EXERCISE DIRECTIONS: Give a verbatim copy of the lines below, minus the pictures.

GIVEN DATA:
────────

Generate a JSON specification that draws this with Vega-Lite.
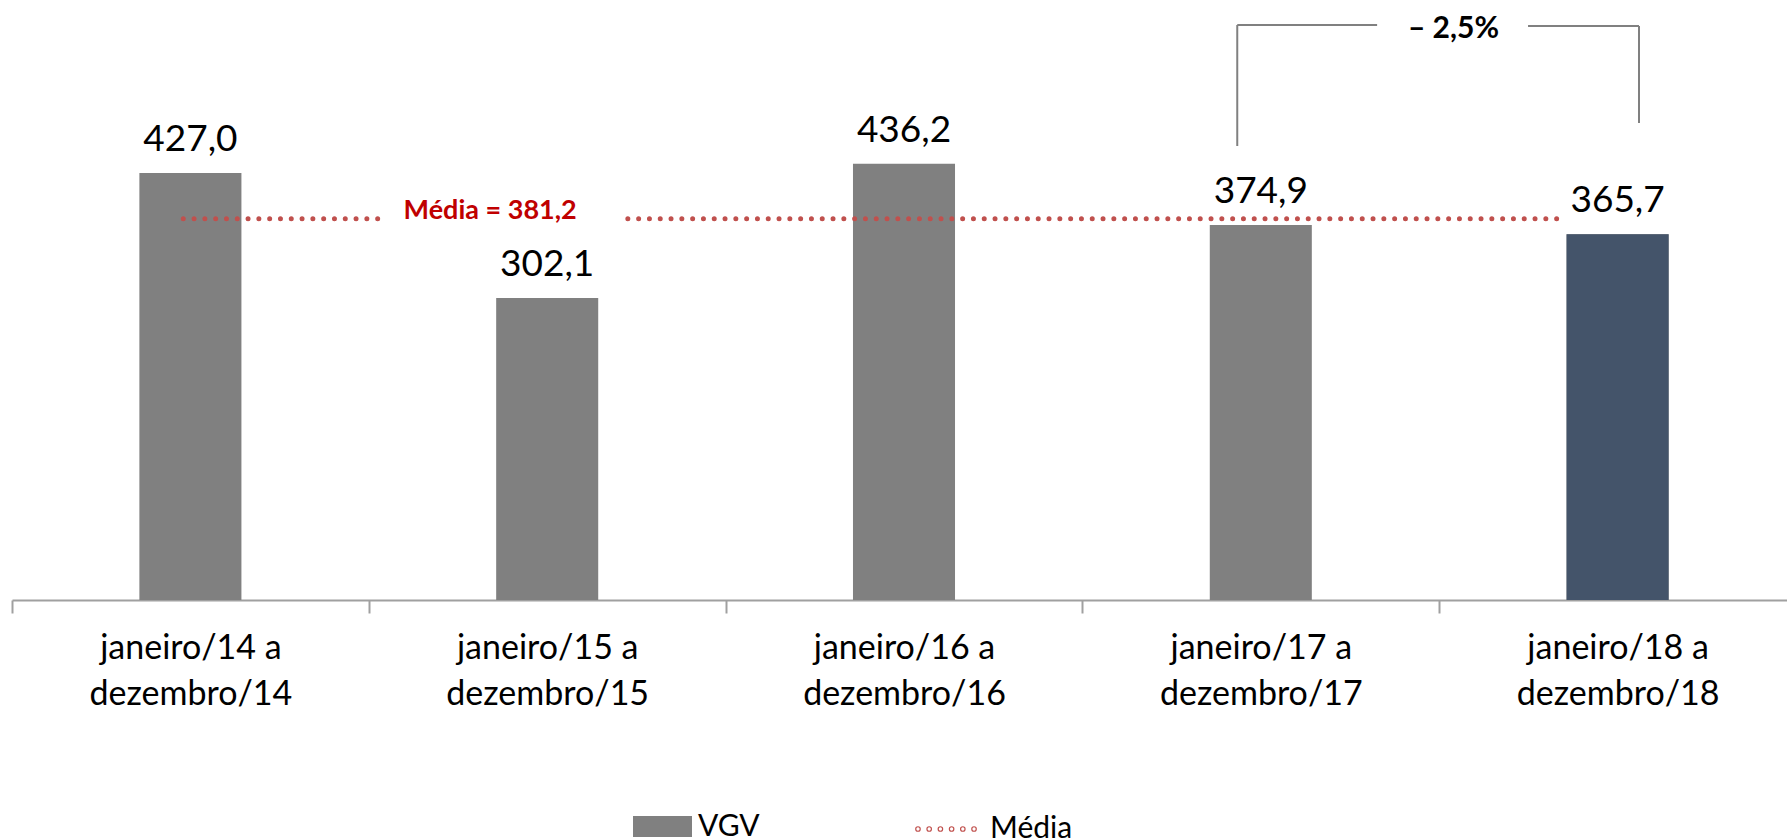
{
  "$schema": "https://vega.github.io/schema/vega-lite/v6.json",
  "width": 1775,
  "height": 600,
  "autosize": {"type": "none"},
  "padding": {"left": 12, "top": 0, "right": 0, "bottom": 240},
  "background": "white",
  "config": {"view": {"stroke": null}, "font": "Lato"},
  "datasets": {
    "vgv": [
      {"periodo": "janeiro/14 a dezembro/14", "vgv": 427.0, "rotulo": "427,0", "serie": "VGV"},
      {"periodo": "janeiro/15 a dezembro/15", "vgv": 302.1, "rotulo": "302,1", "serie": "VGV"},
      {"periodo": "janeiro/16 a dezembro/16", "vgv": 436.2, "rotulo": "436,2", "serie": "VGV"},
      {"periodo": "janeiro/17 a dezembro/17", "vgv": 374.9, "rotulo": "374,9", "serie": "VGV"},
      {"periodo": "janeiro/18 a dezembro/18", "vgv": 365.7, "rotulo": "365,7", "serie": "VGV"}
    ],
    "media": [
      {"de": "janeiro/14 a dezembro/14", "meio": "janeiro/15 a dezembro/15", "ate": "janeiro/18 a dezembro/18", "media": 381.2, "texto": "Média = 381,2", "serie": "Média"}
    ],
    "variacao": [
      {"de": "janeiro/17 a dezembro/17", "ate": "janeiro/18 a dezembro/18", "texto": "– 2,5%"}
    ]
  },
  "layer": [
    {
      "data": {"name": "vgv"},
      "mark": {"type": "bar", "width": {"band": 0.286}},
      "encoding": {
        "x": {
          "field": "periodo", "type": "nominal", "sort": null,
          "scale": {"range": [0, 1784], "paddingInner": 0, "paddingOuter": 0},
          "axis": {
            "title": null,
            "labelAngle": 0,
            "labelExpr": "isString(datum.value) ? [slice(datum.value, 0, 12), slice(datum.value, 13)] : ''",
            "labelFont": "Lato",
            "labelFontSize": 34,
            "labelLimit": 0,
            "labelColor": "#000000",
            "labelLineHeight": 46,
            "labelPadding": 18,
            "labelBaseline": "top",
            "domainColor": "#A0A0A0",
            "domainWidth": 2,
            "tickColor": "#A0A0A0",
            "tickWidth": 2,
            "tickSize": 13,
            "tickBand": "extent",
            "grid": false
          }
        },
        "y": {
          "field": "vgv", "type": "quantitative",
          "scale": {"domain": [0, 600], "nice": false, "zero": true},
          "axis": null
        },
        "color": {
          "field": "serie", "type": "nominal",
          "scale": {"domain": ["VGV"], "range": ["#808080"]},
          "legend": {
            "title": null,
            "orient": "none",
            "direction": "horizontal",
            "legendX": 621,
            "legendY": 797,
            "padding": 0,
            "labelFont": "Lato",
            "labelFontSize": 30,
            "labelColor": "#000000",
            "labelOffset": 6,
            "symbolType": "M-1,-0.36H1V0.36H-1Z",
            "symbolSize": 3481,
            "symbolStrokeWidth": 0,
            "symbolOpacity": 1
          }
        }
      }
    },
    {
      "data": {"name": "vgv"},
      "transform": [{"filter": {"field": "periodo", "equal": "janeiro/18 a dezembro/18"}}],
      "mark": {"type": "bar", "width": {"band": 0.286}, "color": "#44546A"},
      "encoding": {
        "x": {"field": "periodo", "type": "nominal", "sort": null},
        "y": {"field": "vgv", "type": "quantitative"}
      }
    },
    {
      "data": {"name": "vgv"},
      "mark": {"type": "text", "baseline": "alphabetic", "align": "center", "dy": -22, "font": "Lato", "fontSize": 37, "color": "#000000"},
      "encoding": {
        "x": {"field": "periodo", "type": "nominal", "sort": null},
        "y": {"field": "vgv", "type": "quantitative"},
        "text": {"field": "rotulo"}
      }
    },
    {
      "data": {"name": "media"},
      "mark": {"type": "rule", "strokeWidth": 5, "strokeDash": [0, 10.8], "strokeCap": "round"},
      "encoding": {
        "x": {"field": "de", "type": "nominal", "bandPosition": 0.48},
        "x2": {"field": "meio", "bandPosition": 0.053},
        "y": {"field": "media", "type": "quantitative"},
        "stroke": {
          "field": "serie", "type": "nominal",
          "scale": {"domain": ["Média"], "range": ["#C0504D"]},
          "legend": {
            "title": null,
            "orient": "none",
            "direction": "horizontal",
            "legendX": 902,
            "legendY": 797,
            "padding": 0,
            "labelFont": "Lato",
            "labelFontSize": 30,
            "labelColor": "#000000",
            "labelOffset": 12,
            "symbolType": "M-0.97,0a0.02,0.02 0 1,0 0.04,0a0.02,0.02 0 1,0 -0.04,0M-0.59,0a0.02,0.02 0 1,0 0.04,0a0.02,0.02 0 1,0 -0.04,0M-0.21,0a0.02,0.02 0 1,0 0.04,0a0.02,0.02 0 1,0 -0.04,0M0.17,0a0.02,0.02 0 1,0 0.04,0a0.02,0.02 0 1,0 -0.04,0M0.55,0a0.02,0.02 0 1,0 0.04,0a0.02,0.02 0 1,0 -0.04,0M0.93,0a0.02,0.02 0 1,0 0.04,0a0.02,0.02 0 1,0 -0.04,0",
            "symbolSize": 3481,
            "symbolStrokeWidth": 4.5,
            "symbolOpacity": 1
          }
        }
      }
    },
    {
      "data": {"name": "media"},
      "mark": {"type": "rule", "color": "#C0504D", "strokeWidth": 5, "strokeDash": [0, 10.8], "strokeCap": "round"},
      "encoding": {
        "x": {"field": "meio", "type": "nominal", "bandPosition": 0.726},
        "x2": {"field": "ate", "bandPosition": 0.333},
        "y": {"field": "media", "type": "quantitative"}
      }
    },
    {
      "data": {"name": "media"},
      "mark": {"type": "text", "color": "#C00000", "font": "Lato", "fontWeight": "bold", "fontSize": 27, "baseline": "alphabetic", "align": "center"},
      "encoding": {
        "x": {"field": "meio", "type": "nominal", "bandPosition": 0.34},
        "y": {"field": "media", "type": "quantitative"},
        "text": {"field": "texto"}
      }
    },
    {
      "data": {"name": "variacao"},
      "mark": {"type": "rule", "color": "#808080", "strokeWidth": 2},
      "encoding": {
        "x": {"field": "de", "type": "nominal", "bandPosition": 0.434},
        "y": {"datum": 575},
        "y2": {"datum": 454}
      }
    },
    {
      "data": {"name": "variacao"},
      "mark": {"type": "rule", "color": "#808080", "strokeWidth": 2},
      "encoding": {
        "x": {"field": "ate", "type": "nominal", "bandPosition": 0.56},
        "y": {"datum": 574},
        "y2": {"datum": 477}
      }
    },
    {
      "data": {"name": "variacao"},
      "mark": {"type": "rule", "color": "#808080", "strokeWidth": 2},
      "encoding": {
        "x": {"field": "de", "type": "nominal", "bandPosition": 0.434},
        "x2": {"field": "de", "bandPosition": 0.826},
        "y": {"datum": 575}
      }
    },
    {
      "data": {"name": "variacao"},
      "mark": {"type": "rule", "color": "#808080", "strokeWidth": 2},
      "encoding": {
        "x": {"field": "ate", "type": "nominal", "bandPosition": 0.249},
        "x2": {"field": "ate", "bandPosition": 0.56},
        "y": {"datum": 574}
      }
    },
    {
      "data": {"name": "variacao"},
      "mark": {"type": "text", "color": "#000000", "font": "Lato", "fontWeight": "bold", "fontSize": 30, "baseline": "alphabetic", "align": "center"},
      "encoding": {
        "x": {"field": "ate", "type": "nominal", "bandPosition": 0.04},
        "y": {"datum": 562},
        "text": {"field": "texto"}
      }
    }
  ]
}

────────

EXERCISE ANSWER:
Generate a JSON specification that draws this with Vega-Lite.
{
  "$schema": "https://vega.github.io/schema/vega-lite/v6.json",
  "width": 1775,
  "height": 600,
  "autosize": {"type": "none"},
  "padding": {"left": 12, "top": 0, "right": 0, "bottom": 240},
  "background": "white",
  "config": {"view": {"stroke": null}, "font": "Lato"},
  "datasets": {
    "vgv": [
      {"periodo": "janeiro/14 a dezembro/14", "vgv": 427.0, "rotulo": "427,0", "serie": "VGV"},
      {"periodo": "janeiro/15 a dezembro/15", "vgv": 302.1, "rotulo": "302,1", "serie": "VGV"},
      {"periodo": "janeiro/16 a dezembro/16", "vgv": 436.2, "rotulo": "436,2", "serie": "VGV"},
      {"periodo": "janeiro/17 a dezembro/17", "vgv": 374.9, "rotulo": "374,9", "serie": "VGV"},
      {"periodo": "janeiro/18 a dezembro/18", "vgv": 365.7, "rotulo": "365,7", "serie": "VGV"}
    ],
    "media": [
      {"de": "janeiro/14 a dezembro/14", "meio": "janeiro/15 a dezembro/15", "ate": "janeiro/18 a dezembro/18", "media": 381.2, "texto": "Média = 381,2", "serie": "Média"}
    ],
    "variacao": [
      {"de": "janeiro/17 a dezembro/17", "ate": "janeiro/18 a dezembro/18", "texto": "– 2,5%"}
    ]
  },
  "layer": [
    {
      "data": {"name": "vgv"},
      "mark": {"type": "bar", "width": {"band": 0.286}},
      "encoding": {
        "x": {
          "field": "periodo", "type": "nominal", "sort": null,
          "scale": {"range": [0, 1784], "paddingInner": 0, "paddingOuter": 0},
          "axis": {
            "title": null,
            "labelAngle": 0,
            "labelExpr": "isString(datum.value) ? [slice(datum.value, 0, 12), slice(datum.value, 13)] : ''",
            "labelFont": "Lato",
            "labelFontSize": 34,
            "labelLimit": 0,
            "labelColor": "#000000",
            "labelLineHeight": 46,
            "labelPadding": 18,
            "labelBaseline": "top",
            "domainColor": "#A0A0A0",
            "domainWidth": 2,
            "tickColor": "#A0A0A0",
            "tickWidth": 2,
            "tickSize": 13,
            "tickBand": "extent",
            "grid": false
          }
        },
        "y": {
          "field": "vgv", "type": "quantitative",
          "scale": {"domain": [0, 600], "nice": false, "zero": true},
          "axis": null
        },
        "color": {
          "field": "serie", "type": "nominal",
          "scale": {"domain": ["VGV"], "range": ["#808080"]},
          "legend": {
            "title": null,
            "orient": "none",
            "direction": "horizontal",
            "legendX": 621,
            "legendY": 797,
            "padding": 0,
            "labelFont": "Lato",
            "labelFontSize": 30,
            "labelColor": "#000000",
            "labelOffset": 6,
            "symbolType": "M-1,-0.36H1V0.36H-1Z",
            "symbolSize": 3481,
            "symbolStrokeWidth": 0,
            "symbolOpacity": 1
          }
        }
      }
    },
    {
      "data": {"name": "vgv"},
      "transform": [{"filter": {"field": "periodo", "equal": "janeiro/18 a dezembro/18"}}],
      "mark": {"type": "bar", "width": {"band": 0.286}, "color": "#44546A"},
      "encoding": {
        "x": {"field": "periodo", "type": "nominal", "sort": null},
        "y": {"field": "vgv", "type": "quantitative"}
      }
    },
    {
      "data": {"name": "vgv"},
      "mark": {"type": "text", "baseline": "alphabetic", "align": "center", "dy": -22, "font": "Lato", "fontSize": 37, "color": "#000000"},
      "encoding": {
        "x": {"field": "periodo", "type": "nominal", "sort": null},
        "y": {"field": "vgv", "type": "quantitative"},
        "text": {"field": "rotulo"}
      }
    },
    {
      "data": {"name": "media"},
      "mark": {"type": "rule", "strokeWidth": 5, "strokeDash": [0, 10.8], "strokeCap": "round"},
      "encoding": {
        "x": {"field": "de", "type": "nominal", "bandPosition": 0.48},
        "x2": {"field": "meio", "bandPosition": 0.053},
        "y": {"field": "media", "type": "quantitative"},
        "stroke": {
          "field": "serie", "type": "nominal",
          "scale": {"domain": ["Média"], "range": ["#C0504D"]},
          "legend": {
            "title": null,
            "orient": "none",
            "direction": "horizontal",
            "legendX": 902,
            "legendY": 797,
            "padding": 0,
            "labelFont": "Lato",
            "labelFontSize": 30,
            "labelColor": "#000000",
            "labelOffset": 12,
            "symbolType": "M-0.97,0a0.02,0.02 0 1,0 0.04,0a0.02,0.02 0 1,0 -0.04,0M-0.59,0a0.02,0.02 0 1,0 0.04,0a0.02,0.02 0 1,0 -0.04,0M-0.21,0a0.02,0.02 0 1,0 0.04,0a0.02,0.02 0 1,0 -0.04,0M0.17,0a0.02,0.02 0 1,0 0.04,0a0.02,0.02 0 1,0 -0.04,0M0.55,0a0.02,0.02 0 1,0 0.04,0a0.02,0.02 0 1,0 -0.04,0M0.93,0a0.02,0.02 0 1,0 0.04,0a0.02,0.02 0 1,0 -0.04,0",
            "symbolSize": 3481,
            "symbolStrokeWidth": 4.5,
            "symbolOpacity": 1
          }
        }
      }
    },
    {
      "data": {"name": "media"},
      "mark": {"type": "rule", "color": "#C0504D", "strokeWidth": 5, "strokeDash": [0, 10.8], "strokeCap": "round"},
      "encoding": {
        "x": {"field": "meio", "type": "nominal", "bandPosition": 0.726},
        "x2": {"field": "ate", "bandPosition": 0.333},
        "y": {"field": "media", "type": "quantitative"}
      }
    },
    {
      "data": {"name": "media"},
      "mark": {"type": "text", "color": "#C00000", "font": "Lato", "fontWeight": "bold", "fontSize": 27, "baseline": "alphabetic", "align": "center"},
      "encoding": {
        "x": {"field": "meio", "type": "nominal", "bandPosition": 0.34},
        "y": {"field": "media", "type": "quantitative"},
        "text": {"field": "texto"}
      }
    },
    {
      "data": {"name": "variacao"},
      "mark": {"type": "rule", "color": "#808080", "strokeWidth": 2},
      "encoding": {
        "x": {"field": "de", "type": "nominal", "bandPosition": 0.434},
        "y": {"datum": 575},
        "y2": {"datum": 454}
      }
    },
    {
      "data": {"name": "variacao"},
      "mark": {"type": "rule", "color": "#808080", "strokeWidth": 2},
      "encoding": {
        "x": {"field": "ate", "type": "nominal", "bandPosition": 0.56},
        "y": {"datum": 574},
        "y2": {"datum": 477}
      }
    },
    {
      "data": {"name": "variacao"},
      "mark": {"type": "rule", "color": "#808080", "strokeWidth": 2},
      "encoding": {
        "x": {"field": "de", "type": "nominal", "bandPosition": 0.434},
        "x2": {"field": "de", "bandPosition": 0.826},
        "y": {"datum": 575}
      }
    },
    {
      "data": {"name": "variacao"},
      "mark": {"type": "rule", "color": "#808080", "strokeWidth": 2},
      "encoding": {
        "x": {"field": "ate", "type": "nominal", "bandPosition": 0.249},
        "x2": {"field": "ate", "bandPosition": 0.56},
        "y": {"datum": 574}
      }
    },
    {
      "data": {"name": "variacao"},
      "mark": {"type": "text", "color": "#000000", "font": "Lato", "fontWeight": "bold", "fontSize": 30, "baseline": "alphabetic", "align": "center"},
      "encoding": {
        "x": {"field": "ate", "type": "nominal", "bandPosition": 0.04},
        "y": {"datum": 562},
        "text": {"field": "texto"}
      }
    }
  ]
}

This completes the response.